Di tengah derasnya arus informasi dan kemajuan teknologi yang pesat, manusia modern dihadapkan pada pertanyaan mendasar tentang eksistensinya dan kemampuannya untuk menentukan kebenaran.
Sejak dahulu kala, dorongan untuk mencari pengetahuan dan kebenaran memang inheren dalam diri manusia. Namun, lanskap informasi yang didominasi teknologi saat ini menghadirkan tantangan unik yang perlu disikapi dengan pendekatan yang lebih kritis.

Kemajuan teknologi telah membawa perubahan signifikan dalam berbagai aspek kehidupan, mulai dari ekonomi hingga budaya. Namun, kemudahan akses dan kecepatan penyebaran informasi juga memunculkan persoalan kompleks, salah satunya adalah potensi hilangnya otonomi berpikir dan munculnya kepasifan dalam menerima informasi tanpa kritik.
Fenomena manusia sebagai homo consumer (sebelumnya dibahas di sini) semakin menguat di era digital ini. Alih-alih menjadi makhluk dengan “aktivitas bebas dan sadar” seperti yang diidealkan oleh Karl Marx, manusia cenderung menjadi penerima pasif informasi, kurang berinisiatif untuk mempertanyakan dan menganalisis dengan pertimbangan mendalam. Kemudahan yang ditawarkan teknologi berpotensi menjerat manusia dalam pusaran informasi tanpa refleksi.
Upaya manusia menciptakan teknologi untuk menguasai alam semesta secara paradoksal justru dapat menjebaknya dalam sistem dan algoritma yang ia ciptakan sendiri. Akibatnya, visi dan tujuan yang memberikan makna pada teknologi itu sendiri – yaitu manusia sebagai dirinya sendiri – menjadi kabur.
Manusia modern terancam kehilangan pemahaman mendasar tentang eksistensinya: siapakah ia di tengah gempuran informasi? Bagaimana seharusnya ia menjalani hidup yang bermakna? Dan bagaimana ia dapat mengoptimalkan potensi dirinya secara produktif di era serba digital ini?
Akibatnya, manusia menjadi semakin pasif dan bergantung.

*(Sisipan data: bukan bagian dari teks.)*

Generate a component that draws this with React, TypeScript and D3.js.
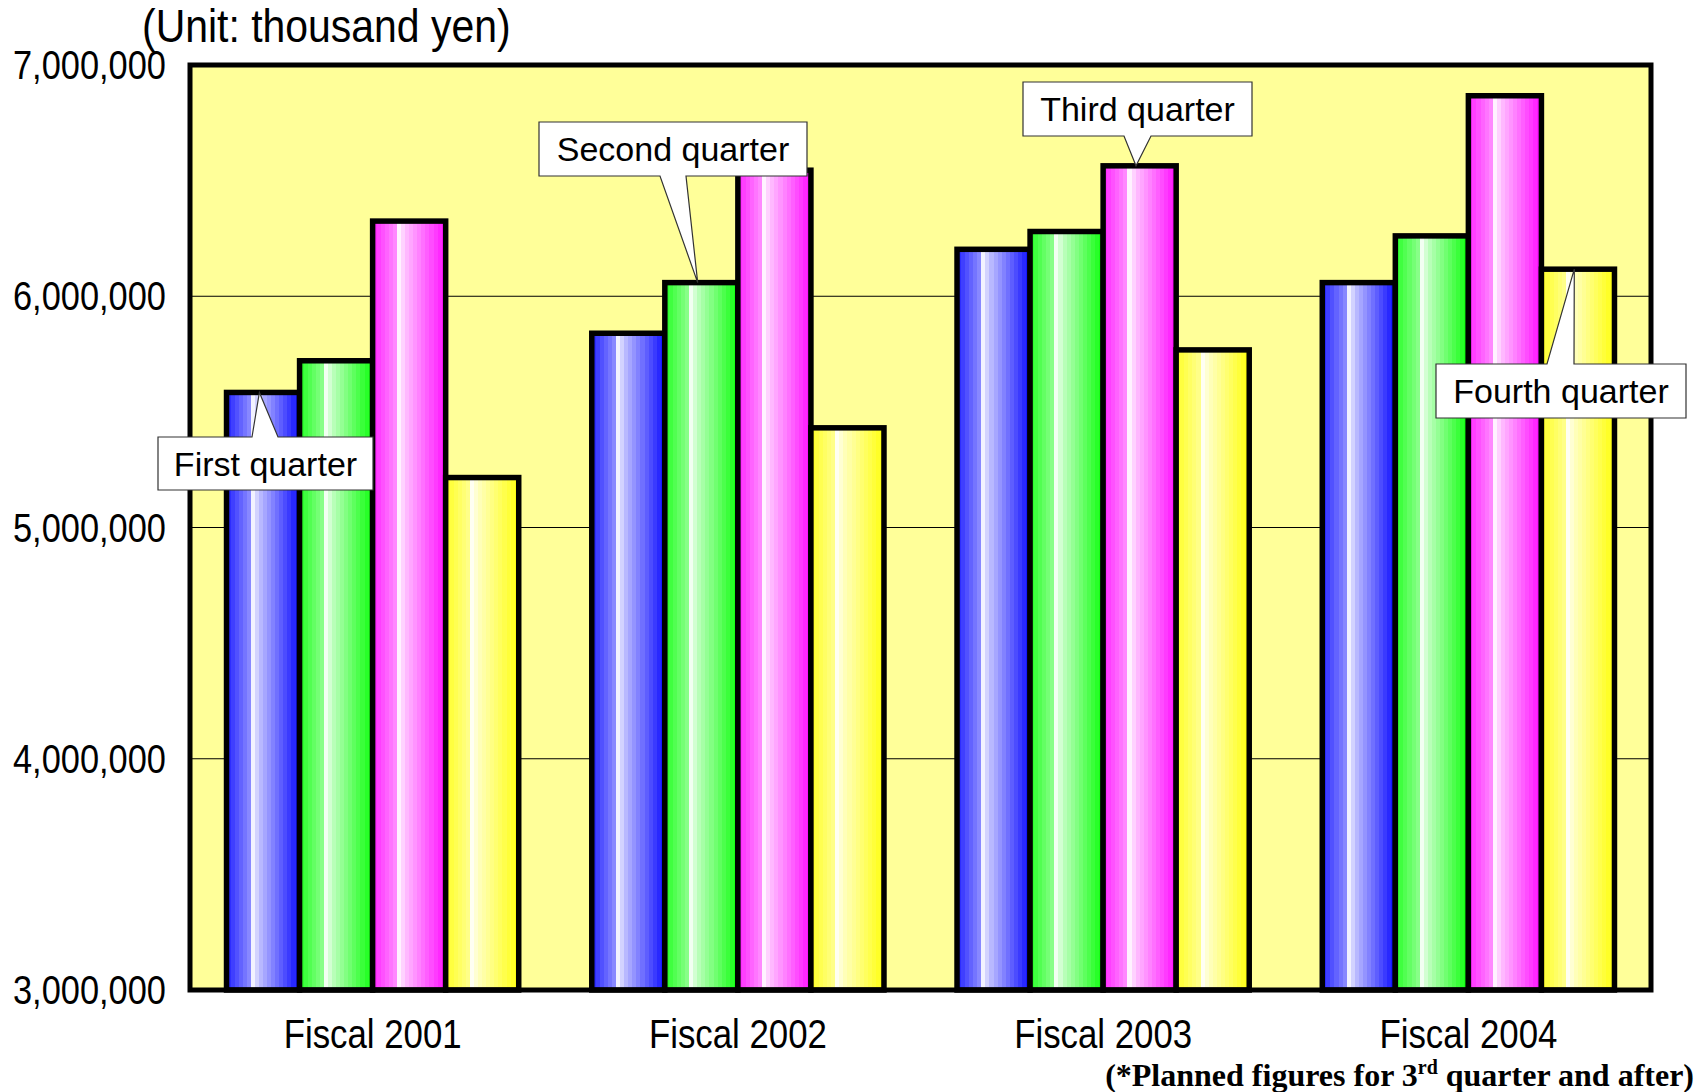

Mereka berhenti berpikir secara mandiri dan merelakan hati nurani pada keputusan-keputusan yang disusun oleh sistem yang tidak mereka kuasai.
Seperti yang digambarkan novelis Rusia Fyodor Dostoevsky dalam karya-karyanya, manusia bisa menjadi sosok tragis—tidak karena kekejaman dunia, melainkan karena ketidakmampuannya melihat pilihan lain.